Со всем иметь связующие нити:

внезапной мыслью богу быть под стать,

палитру мысли радугой насытить

и птицей научить ее летать.

И только человек, презревший разум,

бескрылый, тусклый, полый изнутри,

мне вечно чужд, я с ним никак не связан.

А это горько, что ни говори.

Пожалуй, ни в ком я не встречал такой верности пушкинскому завету: «Ты царь: живи один». Большинство же собратьев, написав несколько страниц, летели в редакции или ловили друзей, чтобы получить немедленное одобрение поспешному (чаща всего) своему слову.

Его похоронили на самом дальнем громадном кладбище, где найти его могилу любителю отечественной литературы почти невозможно – да еще при учете транспортных сложностей. Некоторое время тому назад в разговоре о проблемах культуры с одним из руководителей нашего государства я сказал об этом. По моему мнению, если нельзя было похоронить его или умершую почти одновременно с ним Ирину Ставскую на «почетном», так сказать, погосте, то можно было бы и на «Дойне» выделить особое местечко для деятелей культуры, что-то вроде «Литературных мостков» в Питере. Ведь приезжая в Париж или Прагу люди непременно, кроме музеев, посещают и кладбища, где лежат известные писатели-соотечественники, скажем Бунин или Аверченко. Приехавшему в Питер не придется мотаться из конца в конец, чтобы разыскать могилу Блока или Достоевского. Руководитель на это никак не отозвался... Это было в духе времени, когда лишь «нужные» графоманы пользуются поддержкой властей.
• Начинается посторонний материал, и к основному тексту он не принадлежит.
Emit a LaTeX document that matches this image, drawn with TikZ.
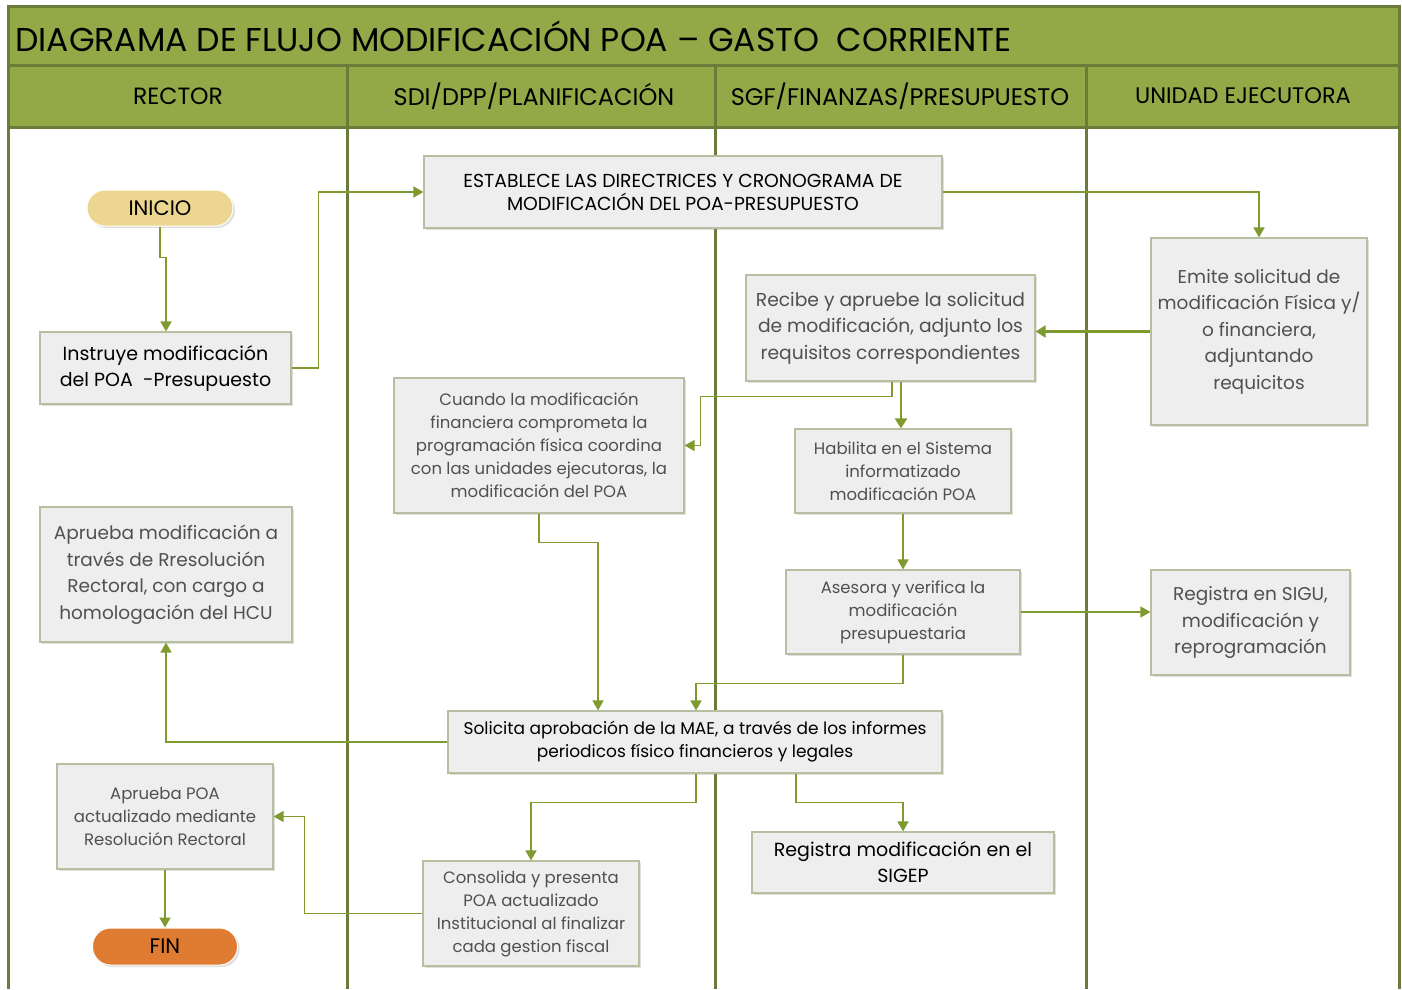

Давно читаю и перечитываю наиболее полную книгу стихов Паула Михни «Садовник или Возмездие зеркал». Она уже так истерзана мной, что рассыпается на листочки...

Все более углубляюсь в строки, еще недавно казавшиеся книжными, рассудочными, и все явственней ощущаю спокойное тепло живого поэта-философа, может быть, действительно единственного «настоящего поэта», как выразился когда-то полушутливо Андрей Лупан. Может быть, действительно он заслуживает такой оценки всерьез. Это ведь лишь при жизни «быть знаменитым некрасиво». Важно другое – по его же стихам:

Так вечностью слепою не замечен,

Я видел вечность. Пусть и сам не вечен...

Незряча вечность, а мгновенье – зряче.